入居者が共同で利用するシェルターの台所。困難を抱える女性たちが身を寄せ、生活の立て直しを目指す

 「夫からDVを受けている」「出産を控えているが未婚で実家も頼れない」「虐待する親から逃げたい」「子どもに殺されそう」

 法人には切羽詰まった女性の相談が相次ぐ。本年度は昨年末までに、10代から高齢者までの女性から延べ473件の相談があった。

 2020年12月に1棟から始めたシェルターは年々需要が増え、本年度はシェルター3棟(7室)に加えて、地域の家主らの協力で応急的にアパートの空き室4室を借りて計11室を提供するが、24年4月以降はほぼ満室。23年度は計36世帯が利用した。シェルターを介さずに直接民間の賃貸住宅につなぐケースも含め、本年度は1月末までに計約50世帯の女性たちが居場所や住まいを確保した。

 需要が高まる背景について、共同代表理事の高橋洋祐さん(40)は昨今の物価高騰の影響を指摘。「これまで辛抱してきた人たちが困窮に耐えきれず、駆け込んできている」と語る。

 利用者の中には知的障害者の療育手帳の交付決定を待つ人、長年虐待を受け続けて判断力に乏しい人もおり、入居期間が長期化する傾向にあるという。外国人からの相談も増えた。法人は入居期間に生活を立て直せるよう、家計管理の支援など見守りを続ける。

 活動資金も課題。自主財源で運営し、シェルターの利用料(1世帯1日1000円)と民間の助成金で賄う。法人は高まる需要に応えるため、県共同募金会の「みやぎチャレンジプロジェクト」などを活用し、安定した財源の確保を探る。

   ◇

 シェルターを運営するNPO法人「やっぺす」は、男性への居住支援事業にも乗り出した。高齢や障害などを理由に、賃貸住宅の契約が難しい男性の住まいを確保するため、法人が家主から物件を借り、男性に貸し出す。入居後の見守りを行い、家賃滞納や孤独死などに対する家主の不安を抑える。

 転貸(サブリース)と呼ばれる手法で、政府が普及を推進。法人は県から「居住支援法人」の指定を受けて取り組む。居室に室内温度や動作を検知する見守り機器を設置、緊急連絡先になることを引き受け、生活相談にも対応する。

 「年金収入はあるが、連帯保証人を立てられずに離婚後の住まいが借りられない」「車上生活をしていたが燃料が切れた」。法人は女性の入居支援の中で、男性からも相談を受け始めた。本年度は1月末までに男性27人から相談があり、11人の住まいを確保した。

 高齢者への貸し渋りは社会問題。

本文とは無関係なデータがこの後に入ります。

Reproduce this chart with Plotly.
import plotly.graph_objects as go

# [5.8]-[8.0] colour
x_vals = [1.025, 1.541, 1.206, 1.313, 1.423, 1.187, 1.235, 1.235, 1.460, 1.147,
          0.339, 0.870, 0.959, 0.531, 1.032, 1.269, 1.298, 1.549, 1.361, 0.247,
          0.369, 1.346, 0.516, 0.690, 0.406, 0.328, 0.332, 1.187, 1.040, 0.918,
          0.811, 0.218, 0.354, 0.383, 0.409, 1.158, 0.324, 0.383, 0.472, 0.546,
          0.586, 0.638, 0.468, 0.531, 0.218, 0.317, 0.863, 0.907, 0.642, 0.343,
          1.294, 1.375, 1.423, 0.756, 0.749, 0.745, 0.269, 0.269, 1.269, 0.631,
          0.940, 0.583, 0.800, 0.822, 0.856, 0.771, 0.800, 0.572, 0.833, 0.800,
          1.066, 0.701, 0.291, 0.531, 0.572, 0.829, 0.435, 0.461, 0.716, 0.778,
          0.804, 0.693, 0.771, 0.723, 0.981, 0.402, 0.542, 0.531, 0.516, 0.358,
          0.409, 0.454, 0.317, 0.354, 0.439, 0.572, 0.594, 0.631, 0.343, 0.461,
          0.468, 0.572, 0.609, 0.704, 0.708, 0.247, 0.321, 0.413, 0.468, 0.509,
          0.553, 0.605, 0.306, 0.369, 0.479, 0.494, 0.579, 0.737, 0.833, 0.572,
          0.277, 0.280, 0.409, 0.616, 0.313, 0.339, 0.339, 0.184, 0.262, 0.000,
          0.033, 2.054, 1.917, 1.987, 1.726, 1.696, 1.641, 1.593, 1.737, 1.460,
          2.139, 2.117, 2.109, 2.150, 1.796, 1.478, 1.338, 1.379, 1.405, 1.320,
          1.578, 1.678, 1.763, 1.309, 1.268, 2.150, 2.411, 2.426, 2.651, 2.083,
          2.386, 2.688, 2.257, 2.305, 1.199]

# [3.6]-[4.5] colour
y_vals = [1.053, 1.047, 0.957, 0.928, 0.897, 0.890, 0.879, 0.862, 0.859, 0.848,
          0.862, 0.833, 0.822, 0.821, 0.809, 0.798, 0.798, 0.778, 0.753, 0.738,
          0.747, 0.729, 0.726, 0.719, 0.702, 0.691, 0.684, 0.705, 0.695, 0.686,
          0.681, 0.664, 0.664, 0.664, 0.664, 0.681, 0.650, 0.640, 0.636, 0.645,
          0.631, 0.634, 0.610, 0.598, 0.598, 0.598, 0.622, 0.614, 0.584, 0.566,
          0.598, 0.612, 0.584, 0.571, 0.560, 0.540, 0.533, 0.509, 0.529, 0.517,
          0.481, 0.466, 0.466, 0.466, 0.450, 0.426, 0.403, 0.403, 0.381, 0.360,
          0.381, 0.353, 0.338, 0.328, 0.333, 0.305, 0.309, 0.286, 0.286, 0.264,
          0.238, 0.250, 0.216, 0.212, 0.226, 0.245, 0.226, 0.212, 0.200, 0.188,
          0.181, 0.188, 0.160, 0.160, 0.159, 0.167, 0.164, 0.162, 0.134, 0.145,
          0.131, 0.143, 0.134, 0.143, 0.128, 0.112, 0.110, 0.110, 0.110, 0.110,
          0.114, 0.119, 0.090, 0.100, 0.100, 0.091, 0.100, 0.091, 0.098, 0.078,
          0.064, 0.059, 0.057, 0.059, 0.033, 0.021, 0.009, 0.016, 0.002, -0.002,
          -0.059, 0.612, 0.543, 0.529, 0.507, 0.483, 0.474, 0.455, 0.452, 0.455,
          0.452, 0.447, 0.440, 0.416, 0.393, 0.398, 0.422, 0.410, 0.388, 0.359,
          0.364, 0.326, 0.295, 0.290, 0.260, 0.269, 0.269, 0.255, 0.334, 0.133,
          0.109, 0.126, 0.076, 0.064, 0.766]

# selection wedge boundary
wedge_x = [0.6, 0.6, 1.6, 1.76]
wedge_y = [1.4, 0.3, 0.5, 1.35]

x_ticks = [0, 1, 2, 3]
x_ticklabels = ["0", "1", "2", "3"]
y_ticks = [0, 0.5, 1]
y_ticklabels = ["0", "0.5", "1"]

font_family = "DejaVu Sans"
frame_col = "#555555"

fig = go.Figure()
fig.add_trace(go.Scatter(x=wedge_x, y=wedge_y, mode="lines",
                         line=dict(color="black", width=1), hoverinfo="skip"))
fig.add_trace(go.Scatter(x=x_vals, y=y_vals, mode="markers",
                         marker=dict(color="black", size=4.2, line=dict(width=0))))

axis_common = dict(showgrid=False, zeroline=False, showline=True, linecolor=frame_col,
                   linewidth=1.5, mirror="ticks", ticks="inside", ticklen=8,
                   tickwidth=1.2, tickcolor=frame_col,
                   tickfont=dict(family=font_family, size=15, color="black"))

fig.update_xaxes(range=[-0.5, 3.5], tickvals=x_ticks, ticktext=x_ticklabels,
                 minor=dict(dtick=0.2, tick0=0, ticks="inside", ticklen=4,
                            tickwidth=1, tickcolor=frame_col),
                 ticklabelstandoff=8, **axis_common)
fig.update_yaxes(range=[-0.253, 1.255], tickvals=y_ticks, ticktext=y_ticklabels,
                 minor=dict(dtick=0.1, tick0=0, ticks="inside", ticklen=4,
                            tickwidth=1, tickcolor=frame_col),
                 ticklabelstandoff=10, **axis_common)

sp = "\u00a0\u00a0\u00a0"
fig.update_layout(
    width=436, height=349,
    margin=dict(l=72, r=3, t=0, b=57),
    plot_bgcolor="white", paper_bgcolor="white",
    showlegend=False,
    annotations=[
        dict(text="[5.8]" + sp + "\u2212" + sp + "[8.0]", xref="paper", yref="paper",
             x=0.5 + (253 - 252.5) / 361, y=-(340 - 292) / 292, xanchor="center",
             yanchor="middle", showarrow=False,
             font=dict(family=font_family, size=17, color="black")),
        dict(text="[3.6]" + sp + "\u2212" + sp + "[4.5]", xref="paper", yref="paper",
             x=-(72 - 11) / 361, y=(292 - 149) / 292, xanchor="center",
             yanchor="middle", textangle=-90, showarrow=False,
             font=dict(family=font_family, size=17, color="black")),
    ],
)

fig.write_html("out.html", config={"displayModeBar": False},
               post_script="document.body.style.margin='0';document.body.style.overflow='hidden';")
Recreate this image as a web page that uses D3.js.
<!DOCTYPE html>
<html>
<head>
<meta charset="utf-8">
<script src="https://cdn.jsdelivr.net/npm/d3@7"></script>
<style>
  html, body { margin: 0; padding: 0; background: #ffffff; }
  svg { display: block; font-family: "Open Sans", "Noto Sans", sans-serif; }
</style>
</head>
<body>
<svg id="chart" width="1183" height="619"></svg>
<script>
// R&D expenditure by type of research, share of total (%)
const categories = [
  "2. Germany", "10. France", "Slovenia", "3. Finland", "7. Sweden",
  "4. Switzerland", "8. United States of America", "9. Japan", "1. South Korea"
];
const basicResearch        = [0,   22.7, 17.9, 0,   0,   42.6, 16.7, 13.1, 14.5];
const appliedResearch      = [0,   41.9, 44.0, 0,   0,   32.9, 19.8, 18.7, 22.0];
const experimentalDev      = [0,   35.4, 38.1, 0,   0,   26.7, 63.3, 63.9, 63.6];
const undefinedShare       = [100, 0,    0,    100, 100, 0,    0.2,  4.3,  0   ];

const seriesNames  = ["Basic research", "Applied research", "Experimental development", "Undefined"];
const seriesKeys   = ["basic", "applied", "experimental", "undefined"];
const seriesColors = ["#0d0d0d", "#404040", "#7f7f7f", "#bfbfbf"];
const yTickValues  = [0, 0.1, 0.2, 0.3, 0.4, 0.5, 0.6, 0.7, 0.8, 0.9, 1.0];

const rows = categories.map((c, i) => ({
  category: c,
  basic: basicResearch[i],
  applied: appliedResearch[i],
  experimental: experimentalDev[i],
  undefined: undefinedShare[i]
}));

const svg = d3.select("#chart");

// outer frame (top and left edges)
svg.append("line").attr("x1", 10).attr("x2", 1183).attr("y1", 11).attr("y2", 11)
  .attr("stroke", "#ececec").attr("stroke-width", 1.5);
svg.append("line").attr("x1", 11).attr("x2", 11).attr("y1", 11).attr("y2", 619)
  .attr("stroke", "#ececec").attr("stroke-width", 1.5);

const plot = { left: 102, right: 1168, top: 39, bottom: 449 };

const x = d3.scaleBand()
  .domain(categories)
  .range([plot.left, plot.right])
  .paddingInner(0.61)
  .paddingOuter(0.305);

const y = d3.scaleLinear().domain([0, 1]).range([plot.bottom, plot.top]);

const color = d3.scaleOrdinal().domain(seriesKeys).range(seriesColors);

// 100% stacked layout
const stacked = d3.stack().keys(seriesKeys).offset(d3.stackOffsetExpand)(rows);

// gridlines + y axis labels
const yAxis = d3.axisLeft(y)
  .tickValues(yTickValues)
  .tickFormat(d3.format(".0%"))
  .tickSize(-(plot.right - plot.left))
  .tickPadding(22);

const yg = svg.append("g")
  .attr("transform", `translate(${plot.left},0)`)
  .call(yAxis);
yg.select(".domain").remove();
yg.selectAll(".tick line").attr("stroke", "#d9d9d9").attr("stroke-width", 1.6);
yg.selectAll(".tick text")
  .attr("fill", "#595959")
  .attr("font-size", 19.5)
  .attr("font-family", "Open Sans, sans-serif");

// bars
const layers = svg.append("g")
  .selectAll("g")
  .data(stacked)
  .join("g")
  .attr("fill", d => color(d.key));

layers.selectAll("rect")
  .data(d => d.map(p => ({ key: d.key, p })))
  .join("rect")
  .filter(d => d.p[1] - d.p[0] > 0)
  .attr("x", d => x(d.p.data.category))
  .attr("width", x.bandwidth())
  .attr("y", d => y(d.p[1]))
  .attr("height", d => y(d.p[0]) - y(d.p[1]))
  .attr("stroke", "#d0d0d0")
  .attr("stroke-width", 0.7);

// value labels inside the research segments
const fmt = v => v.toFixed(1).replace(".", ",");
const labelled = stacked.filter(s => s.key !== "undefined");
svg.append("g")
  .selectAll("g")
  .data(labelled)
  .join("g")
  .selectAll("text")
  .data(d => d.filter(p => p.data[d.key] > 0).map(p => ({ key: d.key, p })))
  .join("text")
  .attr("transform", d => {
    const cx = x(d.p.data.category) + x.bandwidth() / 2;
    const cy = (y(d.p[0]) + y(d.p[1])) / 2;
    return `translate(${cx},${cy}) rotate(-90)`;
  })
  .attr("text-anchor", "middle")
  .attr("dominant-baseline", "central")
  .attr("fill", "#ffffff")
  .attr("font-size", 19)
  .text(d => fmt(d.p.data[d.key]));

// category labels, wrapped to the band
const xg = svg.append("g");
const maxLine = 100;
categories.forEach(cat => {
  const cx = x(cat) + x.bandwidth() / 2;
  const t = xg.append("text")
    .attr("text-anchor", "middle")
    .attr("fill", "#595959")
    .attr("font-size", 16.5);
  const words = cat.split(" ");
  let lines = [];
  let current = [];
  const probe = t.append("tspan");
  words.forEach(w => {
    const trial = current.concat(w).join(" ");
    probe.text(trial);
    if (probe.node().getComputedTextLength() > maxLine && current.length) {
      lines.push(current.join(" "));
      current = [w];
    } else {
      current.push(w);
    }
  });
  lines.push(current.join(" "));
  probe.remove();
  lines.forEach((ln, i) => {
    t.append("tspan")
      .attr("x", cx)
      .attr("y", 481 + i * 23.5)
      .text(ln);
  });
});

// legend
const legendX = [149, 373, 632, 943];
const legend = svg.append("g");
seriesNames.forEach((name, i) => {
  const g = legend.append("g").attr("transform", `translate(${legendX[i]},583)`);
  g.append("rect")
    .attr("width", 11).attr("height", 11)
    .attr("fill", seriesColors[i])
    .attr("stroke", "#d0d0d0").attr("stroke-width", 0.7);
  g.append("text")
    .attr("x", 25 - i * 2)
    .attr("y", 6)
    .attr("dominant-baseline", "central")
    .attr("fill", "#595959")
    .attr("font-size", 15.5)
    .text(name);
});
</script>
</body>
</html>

2021年の国土交通省の調査によると、約7割の家主が家賃滞納や室内での死亡事故の懸念から高齢者の入居に拒否感を持っているという。転貸には家主にとって空き室解消という利点もある。

 共同代表理事の高橋洋祐さん(40)は「制度は家族ありき。単身世帯が増加し、制度からこぼれ落ちる人は増える一方だ。制度から抜け落ちた人たちに伴走する受け皿が必要だ」と指摘する。